Thanks to Cambodia’s PM, a Chinese Businessman Got His Pet Lion Back

The animal will now return to the owner who lives in an upscale district of Phnom Penh.
Lion; Cambodia
The lion before it was confiscated by Cambodian wildlife authorities at a private villa in Phnom Penh. Handout / CAMBODIA'S MINISTRY OF ENVIRONMENT / AFP

A pet lion that was seized from a luxurious villa last week is being returned to its owner — with support from Cambodia’s strongman prime minister Hun Sen

In what would normally be an unusual intervention for a head of state, Hun Sen wrote on his official Facebook page that he raised the issue with the agriculture minister.


“We agreed to allow the lion’s owner to take back the animal on the condition that he builds a proper enclosure to ensure the safety of people inside the home and the neighbors,” Hun Sen said in the post on Sunday.

He also thanked Cambodians for feeling “pity” for the lion and said that it was a “special case” but did not elaborate in detail. The initial fine of $30,000 will also be returned to the owner, a wealthy Chinese businessman. Hun Sen, who has been in power since 1985, has on occasion waded into headline-making issues unexpectedly, and residents sometimes appeal directly to him for assistance.

The 18-month-old lion, which was found to be thin, defanged and declawed, was the subject of public controversy in Cambodia after it was spotted in social media posts playing with a dog and being cuddled and bathed by humans as a cub.

Wildlife Alliance, the organization that helped rescue the lion and sent it to a conservation center to much fanfare late last month, declined to comment on Monday. At the time of the original seizure from the home, the organization said that conditions at a residence are “inappropriate for a wild animal.”

Cambodia’s environment ministry spokesperson Neth Pheaktra also said after the rescue last month that “people have no right to raise rare wildlife as pets.” He did not immediately respond to a request for comment on Monday.


Some social media users criticized the decision to send the lion back to the residence. They included the British ambassador to Cambodia Tina Redshaw, who said she was “disappointed” with the return and that it undermined efforts to protect wildlife, “to say nothing of stress & suffering of inappropriate captivity.”
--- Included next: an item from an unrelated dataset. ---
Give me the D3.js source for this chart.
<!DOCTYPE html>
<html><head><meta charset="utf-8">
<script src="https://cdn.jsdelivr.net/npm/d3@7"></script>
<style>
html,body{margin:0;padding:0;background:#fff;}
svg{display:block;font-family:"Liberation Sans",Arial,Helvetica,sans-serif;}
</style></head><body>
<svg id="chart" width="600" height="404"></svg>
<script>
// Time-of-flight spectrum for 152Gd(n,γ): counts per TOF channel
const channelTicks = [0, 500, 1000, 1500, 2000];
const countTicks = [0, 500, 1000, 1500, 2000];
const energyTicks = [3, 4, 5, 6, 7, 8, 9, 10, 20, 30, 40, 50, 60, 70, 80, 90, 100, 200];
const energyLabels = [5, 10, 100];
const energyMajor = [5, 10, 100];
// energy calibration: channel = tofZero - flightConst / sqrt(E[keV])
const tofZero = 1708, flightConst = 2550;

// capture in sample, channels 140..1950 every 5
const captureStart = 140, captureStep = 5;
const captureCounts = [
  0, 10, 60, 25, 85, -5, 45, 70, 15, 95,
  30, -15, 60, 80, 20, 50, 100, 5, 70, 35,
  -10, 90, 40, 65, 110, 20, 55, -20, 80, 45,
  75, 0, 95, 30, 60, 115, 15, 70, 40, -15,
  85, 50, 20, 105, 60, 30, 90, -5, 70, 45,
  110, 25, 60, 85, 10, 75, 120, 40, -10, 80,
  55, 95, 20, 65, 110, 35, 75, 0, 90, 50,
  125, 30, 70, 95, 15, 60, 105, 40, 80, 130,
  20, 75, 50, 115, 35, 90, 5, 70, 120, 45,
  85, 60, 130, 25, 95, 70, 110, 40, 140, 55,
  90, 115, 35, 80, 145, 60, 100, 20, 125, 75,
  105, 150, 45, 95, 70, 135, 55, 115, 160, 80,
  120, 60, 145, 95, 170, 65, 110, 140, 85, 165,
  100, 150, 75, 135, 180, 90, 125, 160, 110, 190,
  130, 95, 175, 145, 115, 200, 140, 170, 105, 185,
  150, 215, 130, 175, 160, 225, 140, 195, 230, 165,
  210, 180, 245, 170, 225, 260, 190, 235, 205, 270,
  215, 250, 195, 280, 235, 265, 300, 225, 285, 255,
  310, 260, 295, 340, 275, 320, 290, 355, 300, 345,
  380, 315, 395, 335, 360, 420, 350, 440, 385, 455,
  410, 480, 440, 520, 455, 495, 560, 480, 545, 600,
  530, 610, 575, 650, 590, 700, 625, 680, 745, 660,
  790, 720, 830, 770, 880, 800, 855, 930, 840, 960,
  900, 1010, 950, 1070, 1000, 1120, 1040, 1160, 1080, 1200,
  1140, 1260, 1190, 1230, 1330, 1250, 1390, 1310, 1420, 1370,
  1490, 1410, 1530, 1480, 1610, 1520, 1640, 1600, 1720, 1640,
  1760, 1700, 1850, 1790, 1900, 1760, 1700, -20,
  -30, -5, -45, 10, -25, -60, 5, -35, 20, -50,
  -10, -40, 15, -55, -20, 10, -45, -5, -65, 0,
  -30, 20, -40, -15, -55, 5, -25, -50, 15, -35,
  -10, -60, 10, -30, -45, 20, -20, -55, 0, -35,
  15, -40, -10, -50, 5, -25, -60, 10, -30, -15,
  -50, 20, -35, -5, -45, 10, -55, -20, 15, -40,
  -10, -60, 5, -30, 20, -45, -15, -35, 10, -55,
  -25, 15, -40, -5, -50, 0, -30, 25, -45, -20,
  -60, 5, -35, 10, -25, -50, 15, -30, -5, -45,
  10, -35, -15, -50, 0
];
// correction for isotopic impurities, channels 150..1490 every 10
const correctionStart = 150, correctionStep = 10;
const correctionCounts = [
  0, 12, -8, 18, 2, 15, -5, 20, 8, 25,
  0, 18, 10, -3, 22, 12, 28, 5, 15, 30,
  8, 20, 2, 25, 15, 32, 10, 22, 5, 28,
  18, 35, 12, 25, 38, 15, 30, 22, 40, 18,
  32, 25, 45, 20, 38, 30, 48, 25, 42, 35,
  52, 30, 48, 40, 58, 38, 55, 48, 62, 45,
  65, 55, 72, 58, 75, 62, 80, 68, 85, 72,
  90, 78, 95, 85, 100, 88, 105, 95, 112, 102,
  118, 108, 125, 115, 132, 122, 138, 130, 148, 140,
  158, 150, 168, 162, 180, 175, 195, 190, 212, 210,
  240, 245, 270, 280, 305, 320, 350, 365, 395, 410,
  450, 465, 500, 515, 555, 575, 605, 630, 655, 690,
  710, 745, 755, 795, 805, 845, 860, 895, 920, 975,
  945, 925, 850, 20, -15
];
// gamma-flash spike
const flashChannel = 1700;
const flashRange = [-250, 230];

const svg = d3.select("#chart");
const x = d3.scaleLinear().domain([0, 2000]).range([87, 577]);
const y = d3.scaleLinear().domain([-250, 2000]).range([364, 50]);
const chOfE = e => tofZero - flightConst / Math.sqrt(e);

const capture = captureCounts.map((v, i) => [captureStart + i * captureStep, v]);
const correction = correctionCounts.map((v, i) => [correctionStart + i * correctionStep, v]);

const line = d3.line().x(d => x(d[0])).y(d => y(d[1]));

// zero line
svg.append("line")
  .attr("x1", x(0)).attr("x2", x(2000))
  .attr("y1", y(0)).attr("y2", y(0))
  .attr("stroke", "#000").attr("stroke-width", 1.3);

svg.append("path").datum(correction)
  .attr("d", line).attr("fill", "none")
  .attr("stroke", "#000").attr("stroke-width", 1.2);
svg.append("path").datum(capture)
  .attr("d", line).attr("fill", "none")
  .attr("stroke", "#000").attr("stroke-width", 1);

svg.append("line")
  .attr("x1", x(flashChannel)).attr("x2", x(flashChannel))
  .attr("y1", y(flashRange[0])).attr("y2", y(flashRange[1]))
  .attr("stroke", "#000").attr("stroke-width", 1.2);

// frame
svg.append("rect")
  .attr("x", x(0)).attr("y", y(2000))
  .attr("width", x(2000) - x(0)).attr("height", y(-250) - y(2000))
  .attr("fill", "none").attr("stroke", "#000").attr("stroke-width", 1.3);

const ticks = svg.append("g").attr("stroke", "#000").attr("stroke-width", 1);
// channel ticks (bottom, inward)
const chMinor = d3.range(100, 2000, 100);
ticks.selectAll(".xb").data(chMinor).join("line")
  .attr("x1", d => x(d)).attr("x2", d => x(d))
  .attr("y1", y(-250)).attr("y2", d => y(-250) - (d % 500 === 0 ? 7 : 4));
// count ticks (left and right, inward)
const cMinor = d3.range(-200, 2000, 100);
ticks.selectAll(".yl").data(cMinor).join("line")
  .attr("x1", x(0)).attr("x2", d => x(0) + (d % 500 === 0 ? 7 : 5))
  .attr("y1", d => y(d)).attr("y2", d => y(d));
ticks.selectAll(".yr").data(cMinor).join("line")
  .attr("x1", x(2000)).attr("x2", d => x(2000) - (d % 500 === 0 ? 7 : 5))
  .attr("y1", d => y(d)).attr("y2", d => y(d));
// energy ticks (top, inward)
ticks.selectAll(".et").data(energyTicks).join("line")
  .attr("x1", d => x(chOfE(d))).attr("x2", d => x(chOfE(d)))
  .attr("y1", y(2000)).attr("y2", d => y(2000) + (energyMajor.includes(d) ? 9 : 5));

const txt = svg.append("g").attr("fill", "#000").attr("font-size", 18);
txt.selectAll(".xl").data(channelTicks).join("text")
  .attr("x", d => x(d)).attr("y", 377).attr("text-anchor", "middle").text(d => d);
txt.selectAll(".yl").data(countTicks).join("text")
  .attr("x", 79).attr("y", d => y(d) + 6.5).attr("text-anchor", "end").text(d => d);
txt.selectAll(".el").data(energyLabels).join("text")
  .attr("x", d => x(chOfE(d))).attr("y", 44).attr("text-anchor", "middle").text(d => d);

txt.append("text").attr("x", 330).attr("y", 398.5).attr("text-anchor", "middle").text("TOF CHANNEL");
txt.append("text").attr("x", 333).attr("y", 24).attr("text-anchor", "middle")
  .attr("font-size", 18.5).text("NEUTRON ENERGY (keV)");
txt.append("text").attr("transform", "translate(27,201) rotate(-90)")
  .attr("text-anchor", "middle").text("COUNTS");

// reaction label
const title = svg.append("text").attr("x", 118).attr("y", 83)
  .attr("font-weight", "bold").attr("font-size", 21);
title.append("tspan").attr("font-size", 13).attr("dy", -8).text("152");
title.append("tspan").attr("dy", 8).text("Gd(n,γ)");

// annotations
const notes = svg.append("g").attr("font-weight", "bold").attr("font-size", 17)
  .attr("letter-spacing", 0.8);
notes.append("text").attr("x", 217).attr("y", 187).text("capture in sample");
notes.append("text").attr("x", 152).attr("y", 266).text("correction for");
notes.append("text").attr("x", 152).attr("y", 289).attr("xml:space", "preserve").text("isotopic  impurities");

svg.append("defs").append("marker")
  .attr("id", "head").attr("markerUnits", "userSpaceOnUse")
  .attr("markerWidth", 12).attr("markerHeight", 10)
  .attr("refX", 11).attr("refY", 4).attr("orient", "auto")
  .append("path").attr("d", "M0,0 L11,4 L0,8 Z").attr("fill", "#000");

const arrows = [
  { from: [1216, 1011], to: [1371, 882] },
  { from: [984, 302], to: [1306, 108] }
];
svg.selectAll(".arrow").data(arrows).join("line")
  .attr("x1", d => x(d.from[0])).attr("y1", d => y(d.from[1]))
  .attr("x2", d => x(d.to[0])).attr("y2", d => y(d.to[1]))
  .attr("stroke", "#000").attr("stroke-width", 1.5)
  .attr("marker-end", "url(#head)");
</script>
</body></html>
The lion had been staying at the Phnom Tamao Wildlife Rescue Center following an investigation into the case, which had been ongoing since April. Videos of the animal in what looks like a new enclosure surfaced on social media in recent days but could not be independently verified.

Now he will return to the residence in an upscale Phnom Penh neighborhood. His owner, identified in earlier reports as Zhai Xinjiang, said he deeply cared for the lion, according to government-friendly news outlet the Khmer Times.

He argued in defence of his decision to raise the lion in captivity and said that as a foreigner, he was not aware of any “lion keeping laws” in Cambodia. He also questioned the quality of the animal’s life in a wildlife sanctuary.

“When this lion was under ‘Chinese rule’, his life was like that of a rich man who took good care of him day and night,” he wrote in posts that had apparently originally circulated on popular Chinese messaging app WeChat. “On the contrary, can it be the same for Phnom Tamao?